Faulconer is already fairly far out on a progressive limb since he came out in support of a community choice agency last fall.
Numerous local governments across the state have or are planning to go the same route, largely to meet climate goals that environmentalists say the state’s three monopoly power companies are not interested enough in meeting quickly or inexpensively.
At first, these “choice” agencies were meant to compete with the local utilities. In the near future though, it’s possible these agencies could become their own local monopolies. A group of community choice agencies in Northern California has urged Pacific Gas & Electric to leave the energy market and focus simply on maintaining its equipment so company-caused wildfires stop contributing to destruction and death. SDG&E wants to exit the energy market and instead focus on profiting from the power lines it would still own and can charge customers to use even if they are getting power from the city.
That means electric workers’ jobs will become increasingly dependent on governments.
There’s long been tension between environmentalists and labor unions, particularly in the energy sector. For instance, unions for electrical workers and coal miners both fought clean air regulations proposed by the Obama administration.
Within California, a local chapter of the International Brotherhood of Electrical Workers
in the San Francisco Bay Area has been particularly hostile to the community choice agencies, largely because PG&E, despite all its other faults and the scorn heaped on it by progressives, has long been a dependable source of union jobs.
Other electrical workers unions have embraced community choice, under the right conditions. Among them are electrical workers in Los Angeles County who decided to ride the wave of change in the electrical industry rather than get left behind – as long as that wave floated good-paying local jobs done by union workers.
In San Diego, there are two IBEW locals – Local 569 and Local 465. SDG&E employees are Local 465’s membership base. Local 569 represents over 3,000 other electricians.
IBEW Local 569 has long talked about wanting to ensure new city-backed energy projects are local and well-paid.
Last month, during a meeting of the City Council’s environment committee, the union made clear it expects the city to provide union-scale wages, labor deals for each construction project and the opportunity to unionize the government employees who work for the newly created agency.
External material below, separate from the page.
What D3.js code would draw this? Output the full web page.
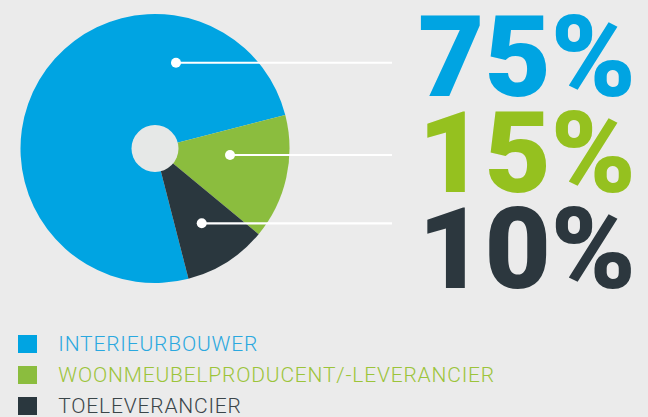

It released a demand letter that was also signed by major San Diego environmental groups. The two clearly share some of the same goals, like local energy generation. But there’s not a total overlap between environmentalists, whose No. 1 goal is eliminating greenhouse gas emissions, and unions, whose No. 1 goal is good jobs for their members.
That tension isn’t unique to CCAs by any means. Sempra Energy, SDG&E’s parent company, built a giant green energy project – a wind farm – in Mexico, where it could avoid union labor costs.
Union officials also don’t want a repeat of the resistance they said they received from SDG&E when they tried to unionize call center employees recently.
“We strongly urge the City Council to include labor provisions to ensure any CCA in San Diego delivers on creating and protecting good, middle-class careers for working families as it prioritizes the development of local clean energy resources,” Gretchen Newsom, IBEW 569’s political director, said in a statement.
She pointed out the city attorney’s letter doesn’t prevent City Council from urging that jobs be done by union workers, it just says it’s “premature” to mandate labor deals.
Nicole Capretz, the head of the local nonprofit Climate Action Campaign who has helped shepherd the CCA into political viability, said there’s still time to get local labor guarantees.
“This is the only the first bite of the apple – I don’t feel like anybody thinks this is the end of the road,” she said.
Stepping back, it’s a bit remarkable that the current question isn’t whether progressives will get a big victory from the Republican mayor but rather how much of a victory they will get.
At the environment committee a month ago, there were a few interesting moments that showed there may be a few internal squabbles among Democrats over how far to reach.
The joint environmentalist-union demand letter asked for over a dozen different things from the new CCA. Most of those, with the exception of the assurances for the unions, are already in the mayor’s plan. So those demands make the letter a bit like walking into a bank with a gun and asking to make a withdrawal from your own checking account.
The rest of the wants are, as the city attorney concluded, a bit premature – not only legally but perhaps also politically. It seems almost certain Faulconer will be replaced by a Democrat and that the County Board of Supervisors – one of the biggest centers of Republican power left in the region – is going to turn bluer if not blue in coming years. So, unions may eventually get what they want, if their progressive allies stick with them.
When it came time for the environment committee to advance the CCA plan to the whole City Council, there was an interesting scramble. Democratic Councilwoman Vivian Moreno, who was elected despite union opposition, jumped on the microphone and asked to move the energy agency plan to the full Council without a recommendation and without taking a position on the unions’ requests.
Democratic Councilwoman Barbara Bry, a candidate for mayor in 2020 who could use union support, tried for a second to ensure that the committee endorsed the unions’ requests, but for procedural reasons it was simply too late.
Disclosure: Mitch Mitchell, SDG&E’s vice president for government affairs, sits on Voice of San Diego’s board of directors.